* _Set task_:
Copy all the data exactly, except the pictures.

* _Raw data_:

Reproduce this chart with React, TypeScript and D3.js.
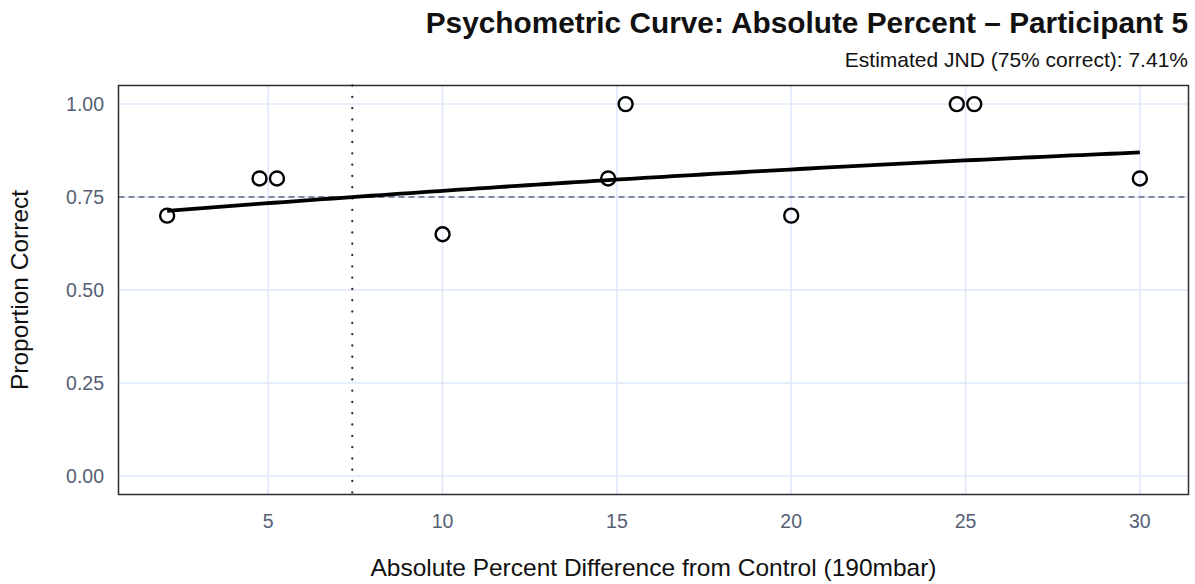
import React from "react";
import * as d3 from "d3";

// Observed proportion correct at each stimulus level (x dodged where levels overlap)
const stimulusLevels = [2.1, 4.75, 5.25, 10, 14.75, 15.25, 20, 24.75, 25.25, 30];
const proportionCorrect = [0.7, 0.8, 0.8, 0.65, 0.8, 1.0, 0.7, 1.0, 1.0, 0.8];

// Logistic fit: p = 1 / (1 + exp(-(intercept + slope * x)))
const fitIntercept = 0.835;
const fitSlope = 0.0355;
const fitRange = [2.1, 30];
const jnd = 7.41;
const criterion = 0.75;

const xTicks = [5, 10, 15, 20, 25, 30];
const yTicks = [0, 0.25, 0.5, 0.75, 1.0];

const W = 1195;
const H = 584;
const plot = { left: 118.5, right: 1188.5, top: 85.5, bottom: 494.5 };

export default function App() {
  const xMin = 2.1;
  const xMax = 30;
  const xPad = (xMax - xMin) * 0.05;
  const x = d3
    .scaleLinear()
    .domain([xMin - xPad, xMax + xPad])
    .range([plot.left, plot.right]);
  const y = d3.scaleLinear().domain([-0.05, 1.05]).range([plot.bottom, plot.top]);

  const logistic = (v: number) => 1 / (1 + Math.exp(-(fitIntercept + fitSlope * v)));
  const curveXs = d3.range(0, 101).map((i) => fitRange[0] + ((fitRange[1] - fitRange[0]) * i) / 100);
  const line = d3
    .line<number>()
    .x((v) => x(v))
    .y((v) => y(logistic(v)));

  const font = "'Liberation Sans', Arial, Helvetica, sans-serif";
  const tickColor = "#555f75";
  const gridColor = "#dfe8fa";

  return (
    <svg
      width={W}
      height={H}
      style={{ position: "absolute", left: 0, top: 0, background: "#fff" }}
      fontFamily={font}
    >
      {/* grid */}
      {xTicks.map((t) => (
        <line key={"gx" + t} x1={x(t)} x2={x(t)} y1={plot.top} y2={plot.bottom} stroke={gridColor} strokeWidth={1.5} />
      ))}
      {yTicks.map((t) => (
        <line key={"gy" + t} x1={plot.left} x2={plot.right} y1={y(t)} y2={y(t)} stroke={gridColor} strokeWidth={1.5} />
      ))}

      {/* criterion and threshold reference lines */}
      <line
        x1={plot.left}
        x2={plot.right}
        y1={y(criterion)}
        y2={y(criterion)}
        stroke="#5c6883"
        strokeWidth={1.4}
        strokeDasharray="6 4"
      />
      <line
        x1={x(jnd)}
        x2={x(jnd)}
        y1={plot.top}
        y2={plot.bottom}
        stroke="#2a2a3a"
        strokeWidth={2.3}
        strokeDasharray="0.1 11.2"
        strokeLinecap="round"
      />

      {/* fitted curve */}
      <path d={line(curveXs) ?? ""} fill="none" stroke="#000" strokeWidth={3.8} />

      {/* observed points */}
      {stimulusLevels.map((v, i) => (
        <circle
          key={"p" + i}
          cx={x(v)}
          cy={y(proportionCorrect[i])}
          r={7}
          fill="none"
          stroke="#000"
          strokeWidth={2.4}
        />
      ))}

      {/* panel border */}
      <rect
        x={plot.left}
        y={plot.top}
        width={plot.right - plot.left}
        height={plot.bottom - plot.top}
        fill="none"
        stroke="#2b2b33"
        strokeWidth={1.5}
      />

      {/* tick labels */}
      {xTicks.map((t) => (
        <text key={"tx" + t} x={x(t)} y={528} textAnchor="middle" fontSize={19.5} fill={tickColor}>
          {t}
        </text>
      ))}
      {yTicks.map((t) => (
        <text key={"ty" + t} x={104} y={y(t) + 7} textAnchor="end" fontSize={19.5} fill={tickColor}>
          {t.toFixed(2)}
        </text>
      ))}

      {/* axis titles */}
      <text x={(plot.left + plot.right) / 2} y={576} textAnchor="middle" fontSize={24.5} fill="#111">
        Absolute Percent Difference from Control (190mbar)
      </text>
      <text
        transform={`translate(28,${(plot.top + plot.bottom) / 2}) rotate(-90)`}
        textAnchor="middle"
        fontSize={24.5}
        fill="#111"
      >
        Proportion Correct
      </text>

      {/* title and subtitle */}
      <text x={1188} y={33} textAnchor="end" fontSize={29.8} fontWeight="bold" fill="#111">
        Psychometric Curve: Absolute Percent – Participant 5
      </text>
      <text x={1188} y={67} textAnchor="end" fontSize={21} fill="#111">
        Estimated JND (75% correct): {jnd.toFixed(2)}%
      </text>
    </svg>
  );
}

* _Written reply_:
Reproduce this chart with React, TypeScript and D3.js.
import React from "react";
import * as d3 from "d3";

// Observed proportion correct at each stimulus level (x dodged where levels overlap)
const stimulusLevels = [2.1, 4.75, 5.25, 10, 14.75, 15.25, 20, 24.75, 25.25, 30];
const proportionCorrect = [0.7, 0.8, 0.8, 0.65, 0.8, 1.0, 0.7, 1.0, 1.0, 0.8];

// Logistic fit: p = 1 / (1 + exp(-(intercept + slope * x)))
const fitIntercept = 0.835;
const fitSlope = 0.0355;
const fitRange = [2.1, 30];
const jnd = 7.41;
const criterion = 0.75;

const xTicks = [5, 10, 15, 20, 25, 30];
const yTicks = [0, 0.25, 0.5, 0.75, 1.0];

const W = 1195;
const H = 584;
const plot = { left: 118.5, right: 1188.5, top: 85.5, bottom: 494.5 };

export default function App() {
  const xMin = 2.1;
  const xMax = 30;
  const xPad = (xMax - xMin) * 0.05;
  const x = d3
    .scaleLinear()
    .domain([xMin - xPad, xMax + xPad])
    .range([plot.left, plot.right]);
  const y = d3.scaleLinear().domain([-0.05, 1.05]).range([plot.bottom, plot.top]);

  const logistic = (v: number) => 1 / (1 + Math.exp(-(fitIntercept + fitSlope * v)));
  const curveXs = d3.range(0, 101).map((i) => fitRange[0] + ((fitRange[1] - fitRange[0]) * i) / 100);
  const line = d3
    .line<number>()
    .x((v) => x(v))
    .y((v) => y(logistic(v)));

  const font = "'Liberation Sans', Arial, Helvetica, sans-serif";
  const tickColor = "#555f75";
  const gridColor = "#dfe8fa";

  return (
    <svg
      width={W}
      height={H}
      style={{ position: "absolute", left: 0, top: 0, background: "#fff" }}
      fontFamily={font}
    >
      {/* grid */}
      {xTicks.map((t) => (
        <line key={"gx" + t} x1={x(t)} x2={x(t)} y1={plot.top} y2={plot.bottom} stroke={gridColor} strokeWidth={1.5} />
      ))}
      {yTicks.map((t) => (
        <line key={"gy" + t} x1={plot.left} x2={plot.right} y1={y(t)} y2={y(t)} stroke={gridColor} strokeWidth={1.5} />
      ))}

      {/* criterion and threshold reference lines */}
      <line
        x1={plot.left}
        x2={plot.right}
        y1={y(criterion)}
        y2={y(criterion)}
        stroke="#5c6883"
        strokeWidth={1.4}
        strokeDasharray="6 4"
      />
      <line
        x1={x(jnd)}
        x2={x(jnd)}
        y1={plot.top}
        y2={plot.bottom}
        stroke="#2a2a3a"
        strokeWidth={2.3}
        strokeDasharray="0.1 11.2"
        strokeLinecap="round"
      />

      {/* fitted curve */}
      <path d={line(curveXs) ?? ""} fill="none" stroke="#000" strokeWidth={3.8} />

      {/* observed points */}
      {stimulusLevels.map((v, i) => (
        <circle
          key={"p" + i}
          cx={x(v)}
          cy={y(proportionCorrect[i])}
          r={7}
          fill="none"
          stroke="#000"
          strokeWidth={2.4}
        />
      ))}

      {/* panel border */}
      <rect
        x={plot.left}
        y={plot.top}
        width={plot.right - plot.left}
        height={plot.bottom - plot.top}
        fill="none"
        stroke="#2b2b33"
        strokeWidth={1.5}
      />

      {/* tick labels */}
      {xTicks.map((t) => (
        <text key={"tx" + t} x={x(t)} y={528} textAnchor="middle" fontSize={19.5} fill={tickColor}>
          {t}
        </text>
      ))}
      {yTicks.map((t) => (
        <text key={"ty" + t} x={104} y={y(t) + 7} textAnchor="end" fontSize={19.5} fill={tickColor}>
          {t.toFixed(2)}
        </text>
      ))}

      {/* axis titles */}
      <text x={(plot.left + plot.right) / 2} y={576} textAnchor="middle" fontSize={24.5} fill="#111">
        Absolute Percent Difference from Control (190mbar)
      </text>
      <text
        transform={`translate(28,${(plot.top + plot.bottom) / 2}) rotate(-90)`}
        textAnchor="middle"
        fontSize={24.5}
        fill="#111"
      >
        Proportion Correct
      </text>

      {/* title and subtitle */}
      <text x={1188} y={33} textAnchor="end" fontSize={29.8} fontWeight="bold" fill="#111">
        Psychometric Curve: Absolute Percent – Participant 5
      </text>
      <text x={1188} y={67} textAnchor="end" fontSize={21} fill="#111">
        Estimated JND (75% correct): {jnd.toFixed(2)}%
      </text>
    </svg>
  );
}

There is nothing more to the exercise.